Three Ways to Prevent Tooth Decay and Early Tooth Loss


Dr Wendy Tseng has encountered many patients who needed to get their teeth extracted and wished they could have prevented this.

Here she shares her experience and thoughts on tooth decay and early tooth loss and how this can be prevented.

1. Education starts early!

As dentists, we must educate our patients about oral health as early as possible, so they adopt the right habits from an early stage. I believe that prevention is always better than cure. 

Currently, there seems to be a lack of simple dental knowledge in the general population. Throughout my years of practice, I have noticed that many patients don’t even know the proper technique for brushing their teeth as they were never taught this since they were young. As dentists, I believe we have a duty to pass this knowledge onto our patients as this can make a massive difference to their lives and the lives of their families and friends. 

Gum disease is influenced by a combination of genetic factors (approximately 50% of gum disease can be credited to genetic factors) and environmental factors, whereas caries (dental decay) is mostly affected by environmental factors. Thus, we can target and control many environmental aspects to prevent dental problems, for example, diet, smoking and saliva flow. Patients could prevent early tooth loss if they were educated about these aspects.

2. Dental problems in different populations

There are also ways to prevent dental decay and early tooth loss in different populations.
As a mobile dentist, I saw that when children in schools start visiting a dentist at a young age (such as when their first tooth erupts at the age of 6 months), this enables them to get into the habit of regular visits early, which sets them up well for life. Furthermore, because infants are prone to early childhood caries when bottle feeding, it’s vital to educate mothers on frequently lifting their child’s upper lip to check for decay. It’s also crucial that the infant isn’t left to fall asleep with the bottle in their mouth and mothers should also try to wean their child off bottle-feeding when they are around one year old, to reduce caries risk as well.
In the instance of prisoners, drug use is a prime factor which leads to eventual tooth loss.
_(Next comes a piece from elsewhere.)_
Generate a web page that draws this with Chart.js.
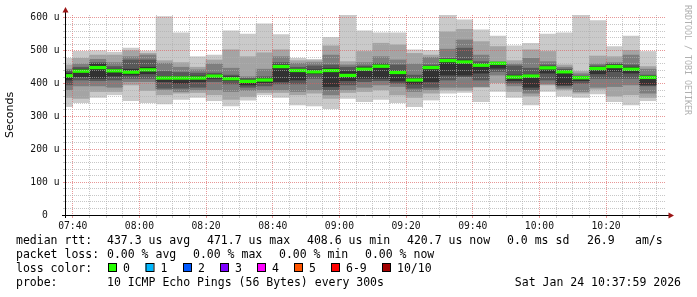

I found that many prisoners were not aware of how large an impact the drugs would have on the future prognosis of their teeth. Thus early dental education would have been beneficial.

For the elderly in aged care facilities, Xerostomia or reduced saliva flow caused by polypharmacy (taking multiple medications) can play a big role in dental problems such as decay. Diet control and the prescription of saliva substitutes could help in this case. Furthermore, carers could be better educated on how to more effectively brush the teeth of the elderly under their care. This would make a world of difference as poor oral hygiene is a significant problem in this population.

3. The key to avoiding tooth decay and early tooth loss

An issue I’ve commonly seen which is especially prevalent in Asian populations is that patients tend to only present to a clinic when they are in a large amount of pain or are already in an advanced stage of dental disease.

As dentists, we should continuously educate patients on getting into the habit of regular, 6-12 monthly checkups. This will enable the dental disease to be detected and diagnosed as early as possible, to prevent the further deterioration of teeth. It also provides opportunities for us to regularly educate our patients to partner with us in the care of their teeth.

Remember that early diagnosis is vital! The earlier we pick up a problem, the more likely we can prevent an extraction!